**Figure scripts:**
:::::
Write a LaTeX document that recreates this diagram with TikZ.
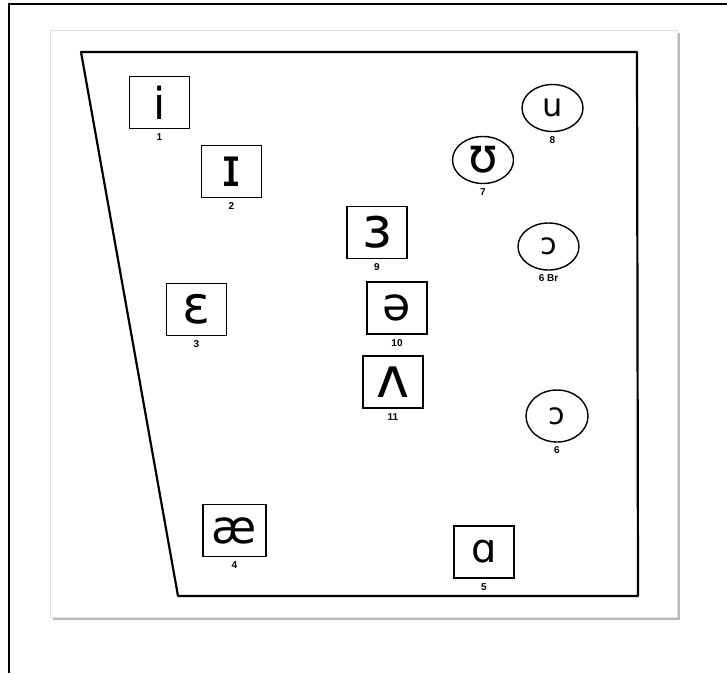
\documentclass[tikz,border=0pt]{standalone}
\usepackage{fontspec}
\setmainfont{Liberation Sans}
\newfontfamily\ipafont{DejaVu Sans}
\usetikzlibrary{positioning,shapes.geometric}

\begin{document}
\begin{tikzpicture}[x=1pt,y=-1pt,
  vowelbox/.style={draw,line width=1.6pt,minimum width=60pt,minimum height=52pt,inner sep=0pt,font=\ipafont\fontsize{#1}{#1}\selectfont},
  vowelring/.style={draw,ellipse,line width=1.4pt,minimum width=61pt,minimum height=47pt,inner sep=0pt,font=\ipafont\fontsize{#1}{#1}\selectfont},
  num/.style={inner sep=1pt,font=\fontsize{10}{10}\selectfont\bfseries}]
  \useasboundingbox (0,0) rectangle (727,673);
  \draw[line width=2pt] (9,673) -- (9,4) -- (727,4);
  \fill[gray!55] (53,33) rectangle (680,620);
  \filldraw[fill=white,draw=gray!25,line width=0.8pt] (50,30) rectangle (677,617);
  \draw[line width=2.2pt,line join=round] (81,52) -- (637,52) -- (638,596) -- (178,596) -- cycle;
  \node[vowelbox=44] (i) at (159.5,102.5) {i};
  \node[vowelbox=54] (ih) at (231.5,171.5) {ɪ};
  \node[vowelbox=56] (er) at (377,232.5) {ɜ};
  \node[vowelbox=46] (schwa) at (397,308) {ə};
  \node[vowelbox=56] (uh) at (393,382) {ʌ};
  \node[vowelbox=52] (eh) at (196.5,309.5) {ɛ};
  \node[vowelbox=46,minimum width=63pt] (ae) at (234.5,530.5) {æ};
  \node[vowelbox=40] (ah) at (484,552) {ɑ};
  \node[vowelring=32] (u) at (552.5,108) {u};
  \node[vowelring=48] (uu) at (483,160) {ʊ};
  \node[vowelring=30] (awbr) at (548.5,246.5) {ɔ};
  \node[vowelring=30,minimum width=62pt,minimum height=52pt] (aw) at (557,416) {ɔ};
  \node[num,below=3.5pt of i] (n1) {1};
  \node[num,below=3.5pt of ih] (n2) {2};
  \node[num,below=3.5pt of eh] (n3) {3};
  \node[num,below=3.5pt of ae] (n4) {4};
  \node[num,below=3.5pt of ah] (n5) {5};
  \node[num,below=3pt of aw] (n6) {6};
  \node[num,below=3pt of awbr] (n6br) {6 Br};
  \node[num,below=3.5pt of uu] (n7) {7};
  \node[num,below=3pt of u] (n8) {8};
  \node[num,below=3.5pt of er] (n9) {9};
  \node[num,below=3.5pt of schwa] (n10) {10};
  \node[num,below=3.5pt of uh] (n11) {11};
\end{tikzpicture}
\end{document}
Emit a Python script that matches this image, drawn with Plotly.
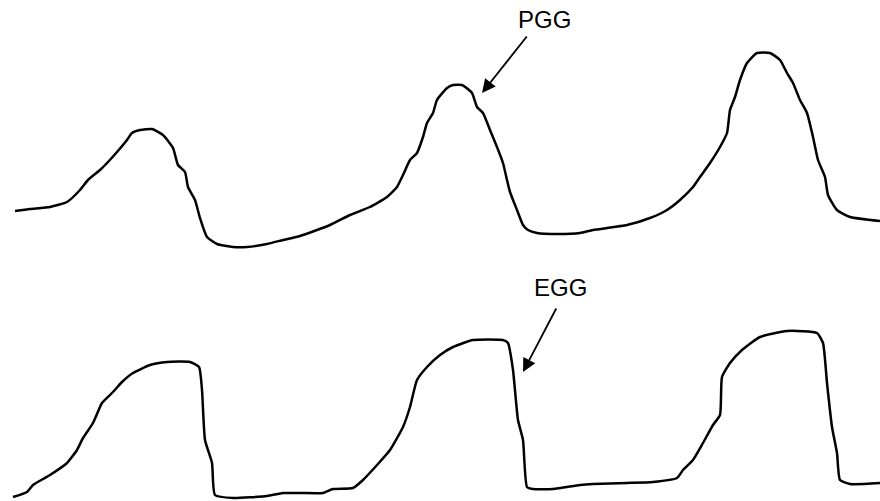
import plotly.graph_objects as go

# Waveform samples: time position and amplitude (amplitude measured upward)
pgg_t = [15, 30, 50, 67, 80, 88, 100, 108, 117, 127, 132, 140, 152, 163, 173, 178, 185, 188, 195,
         200, 207, 217, 233, 247, 267, 283, 300, 330, 350, 370, 387, 397, 403, 410, 417, 423, 427,
         433, 437, 447, 453, 462, 472, 477, 483, 490, 497, 503, 507, 510, 517, 523, 528, 537, 557,
         580, 593, 627, 650, 667, 680, 693, 700, 710, 720, 727, 730, 735, 740, 747, 757, 770, 780,
         787, 793, 800, 807, 813, 818, 825, 828, 837, 850, 880]
pgg_v = [290, 292, 294, 299, 311, 321, 331, 339, 349, 361, 368, 371, 372, 366, 353, 336, 329, 314, 301,
         283, 264, 257, 254, 254, 257, 261, 265, 276, 286, 294, 304, 314, 326, 341, 348, 364, 378,
         388, 401, 413, 416, 416, 408, 394, 388, 371, 354, 338, 321, 309, 291, 276, 271, 268, 267,
         268, 271, 276, 283, 291, 301, 314, 324, 338, 354, 368, 391, 404, 421, 438, 448, 448, 441,
         428, 418, 401, 388, 364, 341, 324, 306, 291, 284, 280]

egg_t = [13, 27, 33, 50, 67, 77, 83, 93, 102, 113, 122, 133, 150, 167, 190, 199, 202, 205, 212,
         215, 233, 267, 283, 300, 323, 333, 353, 363, 377, 390, 403, 410, 417, 427, 440, 453, 473,
         503, 508, 513, 518, 523, 527, 533, 553, 580, 593, 627, 653, 677, 683, 693, 703, 713, 720,
         722, 730, 742, 760, 787, 817, 823, 827, 832, 837, 840, 850, 880]
egg_v = [4, 9, 16, 26, 38, 51, 63, 78, 98, 109, 119, 128, 136, 139, 139, 134, 111, 61, 38,
         6, 3, 5, 8, 8, 8, 12, 13, 21, 36, 51, 74, 94, 121, 134, 146, 154, 161,
         161, 158, 131, 81, 61, 14, 12, 12, 16, 17, 18, 19, 23, 31, 41, 58, 76, 86,
         124, 138, 151, 164, 170, 168, 158, 118, 74, 48, 21, 17, 18]

fig = go.Figure()
for t, v in ((pgg_t, pgg_v), (egg_t, egg_v)):
    fig.add_trace(go.Scatter(x=t, y=v, mode="lines",
                             line=dict(color="black", width=2.5, shape="spline", smoothing=0.5),
                             hoverinfo="skip", showlegend=False))

label_font = dict(family="Liberation Sans, Arial, sans-serif", size=24, color="black")

# Signal labels with pointer arrows
fig.add_annotation(x=544, y=482, text="PGG", showarrow=False, font=label_font)
fig.add_annotation(x=482, y=408, ax=528, ay=466, axref="x", ayref="y", text="",
                   showarrow=True, arrowhead=2, arrowsize=1.5, arrowwidth=1.8, arrowcolor="black")
fig.add_annotation(x=560, y=214, text="EGG", showarrow=False, font=label_font)
fig.add_annotation(x=523, y=129, ax=557, ay=194, axref="x", ayref="y", text="",
                   showarrow=True, arrowhead=2, arrowsize=1.5, arrowwidth=1.8, arrowcolor="black")

fig.update_layout(
    width=880, height=501,
    margin=dict(l=0, r=0, t=0, b=0),
    paper_bgcolor="white", plot_bgcolor="white",
    xaxis=dict(range=[0, 880], visible=False, fixedrange=True),
    yaxis=dict(range=[0, 501], visible=False, fixedrange=True),
)

fig.write_html("out.html")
:::::
Above this task is a listing with pictures in it. Retype only the lines from the one containing "Emit a Python" through the one containing "428, 418, 401, 388, 364, 341, 324, 306, 291, 284, 280]", both included, and not the pictures.

**Solution for this problem:**
Emit a Python script that matches this image, drawn with Plotly.
import plotly.graph_objects as go

# Waveform samples: time position and amplitude (amplitude measured upward)
pgg_t = [15, 30, 50, 67, 80, 88, 100, 108, 117, 127, 132, 140, 152, 163, 173, 178, 185, 188, 195,
         200, 207, 217, 233, 247, 267, 283, 300, 330, 350, 370, 387, 397, 403, 410, 417, 423, 427,
         433, 437, 447, 453, 462, 472, 477, 483, 490, 497, 503, 507, 510, 517, 523, 528, 537, 557,
         580, 593, 627, 650, 667, 680, 693, 700, 710, 720, 727, 730, 735, 740, 747, 757, 770, 780,
         787, 793, 800, 807, 813, 818, 825, 828, 837, 850, 880]
pgg_v = [290, 292, 294, 299, 311, 321, 331, 339, 349, 361, 368, 371, 372, 366, 353, 336, 329, 314, 301,
         283, 264, 257, 254, 254, 257, 261, 265, 276, 286, 294, 304, 314, 326, 341, 348, 364, 378,
         388, 401, 413, 416, 416, 408, 394, 388, 371, 354, 338, 321, 309, 291, 276, 271, 268, 267,
         268, 271, 276, 283, 291, 301, 314, 324, 338, 354, 368, 391, 404, 421, 438, 448, 448, 441,
         428, 418, 401, 388, 364, 341, 324, 306, 291, 284, 280]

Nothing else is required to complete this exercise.